------ Given data
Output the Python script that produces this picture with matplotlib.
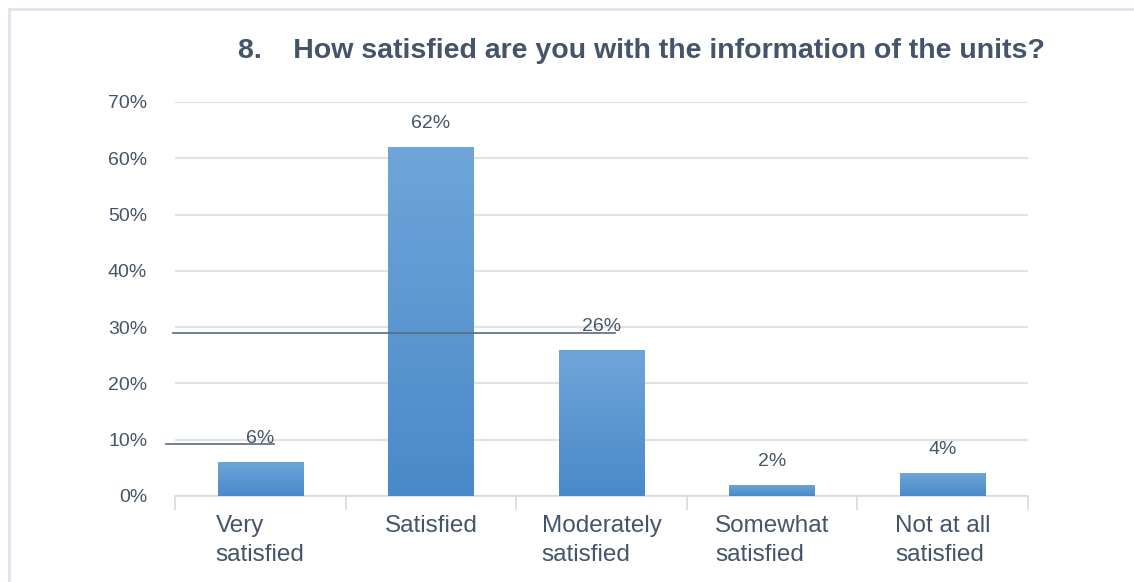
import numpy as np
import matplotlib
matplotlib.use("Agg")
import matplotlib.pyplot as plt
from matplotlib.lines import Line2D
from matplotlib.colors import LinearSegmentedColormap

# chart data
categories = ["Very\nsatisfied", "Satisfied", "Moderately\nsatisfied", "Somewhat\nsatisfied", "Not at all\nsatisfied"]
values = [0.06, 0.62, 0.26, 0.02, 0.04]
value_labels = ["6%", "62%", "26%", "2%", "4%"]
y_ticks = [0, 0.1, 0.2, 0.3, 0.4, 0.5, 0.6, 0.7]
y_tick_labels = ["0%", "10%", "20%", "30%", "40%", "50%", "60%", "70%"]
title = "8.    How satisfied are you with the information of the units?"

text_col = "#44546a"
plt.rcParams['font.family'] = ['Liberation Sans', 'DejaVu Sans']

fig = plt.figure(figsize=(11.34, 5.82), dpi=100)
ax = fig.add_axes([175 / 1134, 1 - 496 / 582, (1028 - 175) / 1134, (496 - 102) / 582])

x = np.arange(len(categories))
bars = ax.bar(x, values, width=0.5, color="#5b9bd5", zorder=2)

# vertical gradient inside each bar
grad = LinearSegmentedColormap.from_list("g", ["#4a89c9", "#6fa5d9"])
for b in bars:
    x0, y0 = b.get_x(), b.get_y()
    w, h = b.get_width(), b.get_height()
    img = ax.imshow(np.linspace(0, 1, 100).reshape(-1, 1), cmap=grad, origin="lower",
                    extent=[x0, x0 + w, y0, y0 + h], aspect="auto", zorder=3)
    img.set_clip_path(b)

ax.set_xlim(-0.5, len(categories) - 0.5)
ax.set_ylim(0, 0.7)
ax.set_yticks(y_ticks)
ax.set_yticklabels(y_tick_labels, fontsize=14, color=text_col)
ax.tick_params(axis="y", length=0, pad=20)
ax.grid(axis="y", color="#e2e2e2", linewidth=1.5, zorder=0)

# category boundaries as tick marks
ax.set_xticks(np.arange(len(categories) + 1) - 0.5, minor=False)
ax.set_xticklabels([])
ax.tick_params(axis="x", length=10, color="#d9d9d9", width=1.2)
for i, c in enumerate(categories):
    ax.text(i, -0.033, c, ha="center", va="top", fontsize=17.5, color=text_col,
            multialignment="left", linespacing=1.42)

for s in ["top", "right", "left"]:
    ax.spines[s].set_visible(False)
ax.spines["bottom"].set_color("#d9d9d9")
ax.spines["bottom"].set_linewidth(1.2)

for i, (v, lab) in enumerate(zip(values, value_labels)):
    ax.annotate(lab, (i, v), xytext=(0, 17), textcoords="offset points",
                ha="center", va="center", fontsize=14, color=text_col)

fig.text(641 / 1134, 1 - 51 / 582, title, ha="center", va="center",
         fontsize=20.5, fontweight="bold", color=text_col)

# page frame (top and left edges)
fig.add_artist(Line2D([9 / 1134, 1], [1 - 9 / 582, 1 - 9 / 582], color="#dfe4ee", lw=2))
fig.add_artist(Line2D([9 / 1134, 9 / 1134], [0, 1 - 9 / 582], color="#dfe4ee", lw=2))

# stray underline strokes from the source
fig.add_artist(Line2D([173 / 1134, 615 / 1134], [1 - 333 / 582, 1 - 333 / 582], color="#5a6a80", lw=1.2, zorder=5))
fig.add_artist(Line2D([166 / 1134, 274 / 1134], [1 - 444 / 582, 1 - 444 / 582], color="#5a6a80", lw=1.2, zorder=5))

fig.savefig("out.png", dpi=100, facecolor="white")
------------
§ **Aim of the exercise**
Your task is to restate word for word the lines from the top of the data to the line containing "from matplotlib.colors import", both ends included, with every picture left out.

§ **Output below**
Output the Python script that produces this picture with matplotlib.
import numpy as np
import matplotlib
matplotlib.use("Agg")
import matplotlib.pyplot as plt
from matplotlib.lines import Line2D
from matplotlib.colors import LinearSegmentedColormap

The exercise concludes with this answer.